„Wir sind Terroiristen”

Von den Reimser Bergen, gekrönt von einer pittoresken Windmühle, bis hinunter zu den Ebenen des Marne-Tals dominieren Weinreben das Landschaftsbild. Das Anbaugebiet der Champagne umfasst fast 280.000 Parzellen, die von mehr als 16.000 Winzern bewirtschaftet werden. Die schmalen Rebzeilen liegen dicht an dicht aneinander, wie Tasten auf einem Klavier. Hier in der Grand-Cru-Lage Verzenay wachsen die dunklen Pinot Noir-Trauben, aus denen nur in guten Jahrgängen der fast schon mythische „Cristal“ Champagner des Hauses Louis Roederer entsteht. „2025 wird ein sehr guter Jahrgang“, meint Kellermeister Jean-Baptiste Lécaillon. „Mit 30 Prozent geringerer Ernte zwar, dafür aber in herausragender Qualität.“
Champagner-Lieferant des russischen Zaren

Die weißen Chardonnay-Trauben für den „Cristal“ kommen weiter südlich aus den Anbaugebieten rund um das Dorf Avize. Mit 250 Hektar eigenen Rebflächen, die in den besten Lagen über die gesamte Champagne verstreut sind, ist Louis Roederer eines der wenigen großen Champagnerhäuser, die 70 Prozent ihres Bedarfs selbst decken können. Jede Lage steht für eine andere Geschmacksnote, ein komplexes Zusammenspiel aus Bodenbeschaffenheit, Traubensorte und Sonneneinstrahlung. „Mit jedem Champagner wollen wir präzise das Terroir ausdrücken, auf dem die Trauben gewachsen sind“, sagt er. „Wir sind echte Terroiristen.“
Terroiristen, die als Haus- und Hoflieferant des russischen Zaren im 19. Jahrhundert groß wurden.
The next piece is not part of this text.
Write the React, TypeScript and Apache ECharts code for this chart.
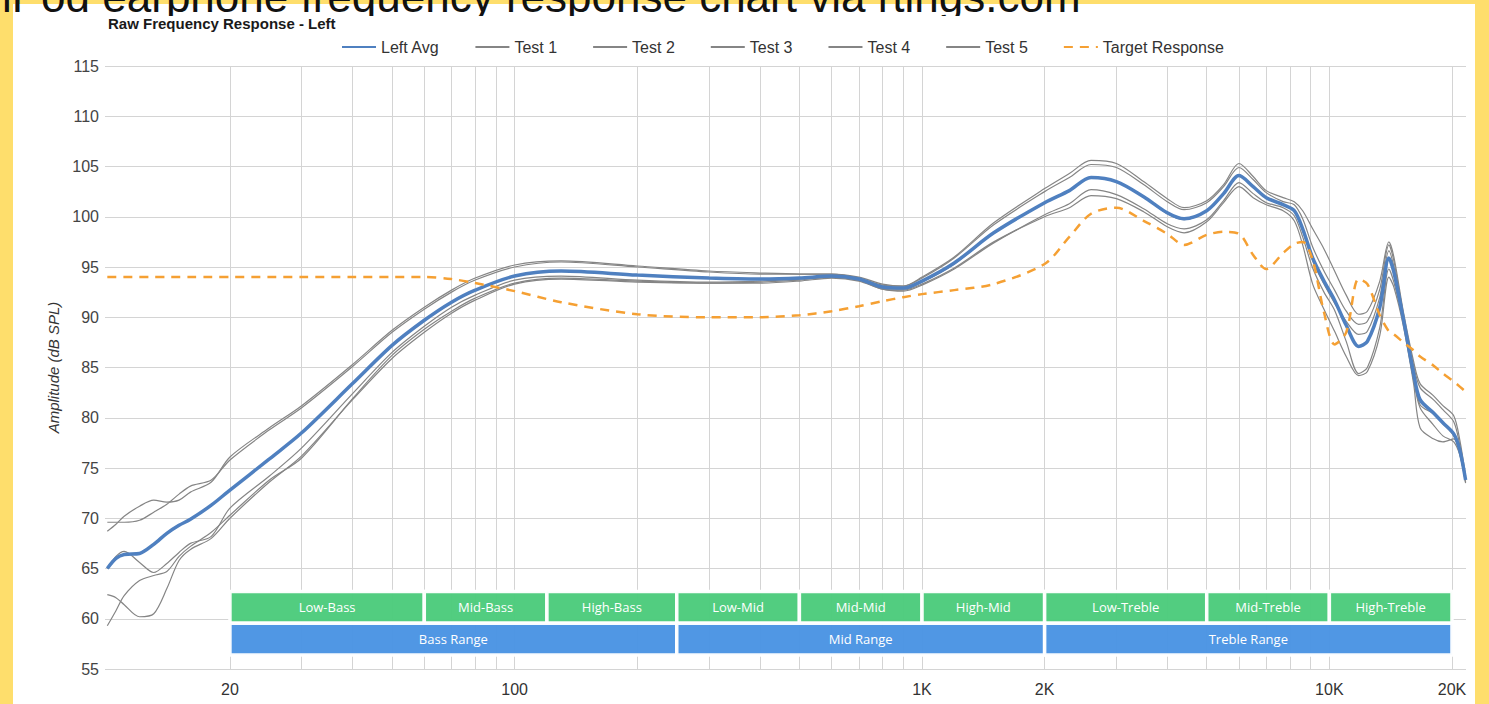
import { useEffect, useRef } from 'react';
import * as echarts from 'echarts';

const FREQ = [
  10, 10.5, 11, 12, 13, 14, 15, 16, 18, 20,
  25, 30, 40, 50, 60, 70, 80, 100, 130, 200,
  300, 400, 500, 600, 700, 800, 900, 1000, 1200, 1500,
  2000, 2300, 2600, 3000, 3500, 4000, 4400, 5000, 5500, 6000,
  6500, 7000, 7700, 8200, 8600, 9100, 9700, 10300, 11000, 11800,
  12400, 13300, 14000, 14400, 15200, 16100, 16700, 18000, 19000, 20200,
  20900, 21600,
];

const LEFT_AVG = [
  65.0, 66.0, 66.4, 66.5, 67.4, 68.5, 69.3, 69.9, 71.3, 72.8,
  75.9, 78.5, 83.4, 87.2, 89.7, 91.5, 92.7, 94.1, 94.6, 94.2,
  93.9, 93.8, 93.9, 94.1, 93.8, 93.0, 92.9, 93.6, 95.4, 98.4,
  101.4, 102.6, 103.9, 103.5, 102.0, 100.4, 99.8, 100.6, 102.3, 104.1,
  103.0, 101.9, 101.2, 100.6, 98.8, 95.9, 93.6, 91.7, 89.2, 87.1,
  87.6, 91.0, 95.9, 94.5, 89.8, 84.4, 81.8, 80.5, 79.5, 78.4,
  76.8, 73.8,
];

const TEST_1 = [
  68.7, 69.4, 70.2, 71.2, 71.8, 71.6, 71.8, 72.6, 73.6, 76.1,
  79.0, 81.2, 85.3, 88.7, 91.0, 92.7, 93.9, 95.2, 95.6, 95.1,
  94.6, 94.4, 94.3, 94.3, 94.0, 93.3, 93.1, 94.0, 96.0, 99.4,
  102.8, 104.3, 105.6, 105.3, 103.5, 101.8, 100.9, 101.6, 103.2, 105.3,
  104.0, 102.6, 101.9, 101.5, 100.6, 98.8, 96.8, 94.6, 92.2, 90.3,
  90.6, 93.6, 97.5, 96.0, 90.5, 85.6, 83.4, 82.2, 81.2, 80.2,
  77.8, 74.2,
];

const TEST_2 = [
  69.6, 69.6, 69.6, 69.8, 70.6, 71.4, 72.4, 73.2, 73.8, 75.8,
  78.8, 81.0, 85.1, 88.5, 90.8, 92.5, 93.7, 95.0, 95.5, 95.0,
  94.5, 94.3, 94.3, 94.3, 93.9, 93.2, 93.1, 93.9, 95.9, 99.2,
  102.5, 103.9, 105.2, 104.9, 103.2, 101.5, 100.7, 101.4, 103.0, 104.9,
  103.7, 102.4, 101.5, 101.2, 99.8, 97.0, 94.6, 92.7, 90.6, 89.3,
  89.6, 92.8, 97.2, 95.6, 90.2, 85.2, 83.0, 81.8, 80.8, 79.6,
  77.3, 74.0,
];

const TEST_3 = [
  65.0, 66.2, 66.7, 65.6, 64.6, 65.5, 66.6, 67.5, 68.2, 71.0,
  74.2, 77.0, 82.4, 86.5, 89.1, 91.0, 92.2, 93.7, 94.1, 93.7,
  93.5, 93.6, 93.8, 94.0, 93.7, 92.9, 92.8, 93.5, 95.3, 98.4,
  101.4, 102.6, 103.9, 103.5, 102.0, 100.3, 99.7, 100.6, 102.3, 104.2,
  103.0, 101.9, 101.2, 100.6, 98.6, 95.6, 93.3, 91.4, 89.6, 88.3,
  88.6, 92.0, 96.6, 95.0, 89.8, 84.2, 81.3, 80.4, 79.4, 78.2,
  76.6, 73.8,
];

const TEST_4 = [
  62.4, 62.1, 61.4, 60.2, 60.5, 63.0, 65.8, 66.9, 68.0, 70.0,
  73.6, 76.2, 81.8, 85.9, 88.5, 90.4, 91.7, 93.3, 93.8, 93.5,
  93.4, 93.4, 93.6, 93.9, 93.6, 92.8, 92.6, 93.2, 94.8, 97.4,
  100.2, 101.3, 102.7, 102.2, 100.8, 99.3, 98.8, 99.7, 101.6, 103.4,
  102.3, 101.4, 100.9, 100.1, 98.0, 94.9, 92.5, 90.7, 87.6, 84.4,
  85.0, 89.0, 94.8, 93.5, 89.4, 83.8, 81.0, 79.3, 78.2, 77.6,
  76.3, 73.6,
];

const TEST_5 = [
  59.3, 60.8, 62.3, 63.8, 64.3, 64.7, 66.2, 67.2, 68.6, 70.3,
  73.8, 76.0, 81.9, 86.2, 88.8, 90.6, 91.9, 93.4, 93.9, 93.6,
  93.4, 93.5, 93.7, 94.0, 93.7, 92.8, 92.7, 93.3, 94.9, 97.5,
  100.0, 100.9, 102.1, 101.8, 100.5, 99.0, 98.4, 99.5, 101.4, 103.0,
  101.9, 101.2, 100.6, 99.6, 97.2, 93.3, 90.8, 88.6, 86.1, 84.2,
  84.6, 88.2, 94.0, 93.0, 89.1, 83.4, 79.0, 77.9, 77.6, 77.9,
  76.4, 73.5,
];

const TARGET = [
  94.0, 94.0, 94.0, 94.0, 94.0, 94.0, 94.0, 94.0, 94.0, 94.0,
  94.0, 94.0, 94.0, 94.0, 94.0, 93.8, 93.4, 92.6, 91.5, 90.3,
  90.0, 90.0, 90.2, 90.6, 91.1, 91.6, 92.0, 92.3, 92.7, 93.3,
  95.3, 98.0, 100.3, 100.9, 99.6, 98.3, 97.2, 98.2, 98.5, 98.3,
  96.2, 94.8, 96.4, 97.3, 97.5, 95.7, 90.5, 87.3, 88.5, 93.8,
  93.3, 90.2, 88.6, 88.3, 87.5, 86.7, 86.1, 85.2, 84.4, 83.6,
  83.1, 82.6,
];

const X_LABEL_VALUES = [20, 100, 1000, 2000, 10000, 20000];
const X_GRID_VALUES = [
  20, 30, 40, 50, 60, 70, 80, 90,
  100, 200, 300, 400, 500, 600, 700, 800, 900,
  1000, 2000, 3000, 4000, 5000, 6000, 7000, 8000, 9000,
  10000, 20000,
];

const SUB_RANGES = [
  { name: 'Low-Bass', from: 20, to: 60 },
  { name: 'Mid-Bass', from: 60, to: 120 },
  { name: 'High-Bass', from: 120, to: 250 },
  { name: 'Low-Mid', from: 250, to: 500 },
  { name: 'Mid-Mid', from: 500, to: 1000 },
  { name: 'High-Mid', from: 1000, to: 2000 },
  { name: 'Low-Treble', from: 2000, to: 5000 },
  { name: 'Mid-Treble', from: 5000, to: 10000 },
  { name: 'High-Treble', from: 10000, to: 20000 },
];

const MAIN_RANGES = [
  { name: 'Bass Range', from: 20, to: 250 },
  { name: 'Mid Range', from: 250, to: 2000 },
  { name: 'Treble Range', from: 2000, to: 20000 },
];

const TEST_SERIES = [
  { name: 'Test 1', values: TEST_1 },
  { name: 'Test 2', values: TEST_2 },
  { name: 'Test 3', values: TEST_3 },
  { name: 'Test 4', values: TEST_4 },
  { name: 'Test 5', values: TEST_5 },
];

const LEGEND_ORDER = ['Left Avg', 'Test 1', 'Test 2', 'Test 3', 'Test 4', 'Test 5', 'Target Response'];

const pairs = (vals: number[]) => FREQ.map((f, i) => [f, vals[i]]);

export default function App() {
  const ref = useRef<HTMLDivElement>(null);

  useEffect(() => {
    if (!ref.current) return;
    const chart = echarts.init(ref.current, null, { renderer: 'svg' });

    const fmt = (v: number) => (v >= 1000 ? `${v / 1000}K` : `${v}`);

    const bandArea = (list: { name: string; from: number; to: number }[], top: number, bottom: number, color: string) =>
      list.map((r) => [
        { name: r.name, xAxis: r.from, yAxis: top, itemStyle: { color } },
        { xAxis: r.to, yAxis: bottom },
      ]);

    const option: any = {
      animation: false,
      textStyle: { fontFamily: 'Liberation Sans' },
      title: {
        text: 'Raw Frequency Response - Left',
        left: 103,
        top: 11,
        z: 20,
        textStyle: { fontSize: 15, fontWeight: 'bold', color: '#1a1a1a', fontFamily: 'Liberation Sans' },
      },
      legend: {
        left: 336,
        top: 34,
        itemWidth: 34,
        itemHeight: 14,
        itemGap: 35,
        data: LEGEND_ORDER,
        itemStyle: { opacity: 0 },
        textStyle: { fontSize: 16, color: '#333', fontFamily: 'Liberation Sans' },
      },
      graphic: [
        {
          type: 'text',
          x: 2,
          y: -4,
          z: 3,
          silent: true,
          style: {
            text: 'iPod earphone frequency response chart via rtings.com',
            fontSize: 44,
            fontFamily: 'Liberation Sans',
            fill: '#111',
            verticalAlign: 'middle',
          },
        },
        {
          type: 'rect',
          z: 4,
          silent: true,
          shape: { x: 13, y: 16, width: 1120, height: 16 },
          style: { fill: '#ffffff' },
        },
      ],
      grid: { left: 105, right: 23, top: 66, bottom: 35 },
      xAxis: {
        type: 'log',
        logBase: 10,
        min: 9.87,
        max: 21650,
        axisLine: { show: false },
        axisTick: { show: false, customValues: X_GRID_VALUES },
        axisLabel: {
          customValues: X_LABEL_VALUES,
          formatter: fmt,
          fontSize: 16,
          color: '#333',
          margin: 12,
        },
        splitLine: { show: true, lineStyle: { color: '#d4d4d4', width: 1 } },
      },
      yAxis: {
        type: 'value',
        min: 55,
        max: 115,
        interval: 5,
        name: 'Amplitude (dB SPL)',
        nameLocation: 'middle',
        nameGap: 38,
        nameRotate: 90,
        nameTextStyle: { fontStyle: 'italic', fontSize: 15, color: '#333', fontFamily: 'Liberation Sans' },
        axisLine: { show: false },
        axisTick: { show: false },
        axisLabel: { fontSize: 16, color: '#444', margin: 6 },
        splitLine: { lineStyle: { color: '#d4d4d4', width: 1 } },
      },
      series: [
        {
          name: 'bands',
          type: 'line',
          data: [],
          silent: true,
          markArea: {
            silent: true,
            data: [
              ...bandArea(SUB_RANGES, 62.7, 59.55, '#4CCB7C'),
              ...bandArea(MAIN_RANGES, 59.55, 56.4, '#4A94E3'),
            ],
            itemStyle: { borderColor: '#ffffff', borderWidth: 3.5, opacity: 0.97 },
            label: {
              show: true,
              position: 'inside',
              color: '#ffffff',
              fontSize: 13,
              fontFamily: 'Open Sans',
            },
          },
        },
        ...TEST_SERIES.map((t) => ({
          name: t.name,
          type: 'line',
          data: pairs(t.values),
          symbol: 'none',
          smooth: 0.3,
          color: '#8a8a8a',
          lineStyle: { color: '#858585', width: 1.2 },
        })),
        {
          name: 'Left Avg',
          type: 'line',
          data: pairs(LEFT_AVG),
          symbol: 'none',
          smooth: 0.3,
          color: '#4F80C0',
          lineStyle: { color: '#4F80C0', width: 3.5 },
        },
        {
          name: 'Target Response',
          type: 'line',
          data: pairs(TARGET),
          symbol: 'none',
          smooth: 0.3,
          color: '#F5A033',
          lineStyle: { color: '#F5A033', width: 2.5, type: [9, 7] },
        },
      ],
    };

    chart.setOption(option);
    return () => chart.dispose();
  }, []);

  return (
    <div style={{ position: 'fixed', left: 0, top: 0, width: 1489, height: 704, background: '#FEDE6C' }}>
      <div style={{ position: 'absolute', left: 13, top: 4, width: 1462, height: 700, background: '#ffffff' }} />
      <div ref={ref} style={{ position: 'absolute', left: 0, top: 0, width: 1489, height: 704 }} />
    </div>
  );
}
Für Alexander II. entstand der berühmte „Cristal“, die erste Cuvée de Prestige der Champagne. Da sich der Monarch vor Attentaten fürchtete, wünschte er eine transparente Kristallflasche. Der Boden sollte flach und nicht wie üblich nach innen gewölbt sein, damit unter der Flasche kein Sprengsatz deponiert werden konnte. Beide Merkmale sind noch heute Markenzeichen des wohl berühmtesten Jahrgangs-Champagners der Welt. Das 1776 gegründete Familienunternehmen florierte, exportierte seine edlen Bubbles auch bis nach Japan und in die USA. Mit der russischen Revolution, dem Ersten Weltkrieg, der amerikanischen Prohibition und der Weltwirtschaftskrise stand das Haus Anfang der 1930er Jahre allerdings kurz vor dem Ruin.
Camille Orly-Roederer rettete die Maison

„Es war meine Urgroßmutter Camille, die uns rettete“, erzählt Frédéric Rouzaud, CEO von Louis Roederer in 7. Generation und damit eines der wenigen großen, noch unabhängigen Champagnerhäuser, später beim Diner im Familien-Palais in Reims. „Sie war eine echte Gesellschaftslöwin, sie modelte für Couture-Häuser, traf sich mit Coco Chanel und der künstlerischen Elite ihrer Zeit und veranstaltete hochkarätige Soiréen genau an dem Tisch, an dem wir jetzt sitzen.“
Nach dem plötzlichen Tod ihres Mannes übernahm sie 1932 die Leitung von Louis Roederer und brachte nicht nur das Champagnerhaus mit Charme, Chuzpe und ihren einflussreichen Kontakten wieder in die Zielgerade, sondern auch die familieneigene Pferdezucht in der Normandie. „Haben Sie die rot-blau-bemalten Stöcke an unseren Rebzeilen bemerkt? Das sind die Farben des Trabers Jamin, eines der erfolgreichsten Pferde der 50er Jahre aus der Zucht von Camille, der dreimal den Prix d’Amérique gewann.“
Louis Roederer lanciert „Brut Nature”
Ein Vorreiter im Bio-Anbau wurde sein Vater, der ab dem Jahr 2000 begann, die ersten Terroirs des Hauses biodynamisch zu bewirtschaften. Etwa die Hälfte der 250 Hektar sind heute „AB“ (Agriculture biologique)-zertifiziert. Aus diesen Flächen stammen auch die Trauben für den jüngst lancierten „Brut Nature 2018“, die fünfte Cuvée, die das Haus zusammen mit dem Schaumweinliebhaber und Designer Philippe Starck entwickelte. Nur trockene und heiße Jahre eignen sich für diesen innovativen Champagner-Stil, mit dem der Klimawandel geschmacklich erfahrbar werden soll. Gewachsen ist dieser tieftrockene und puristische Tropfen, der bewusst auf eine schmeichelnde Dosage verzichtet, in den Lehmböden von Cumières: Ein ebenso mineralisches wie solares Aroma, das auf Terroir und Klima gleichzeitig verweist – und auf den Boden der Tatsachen führt.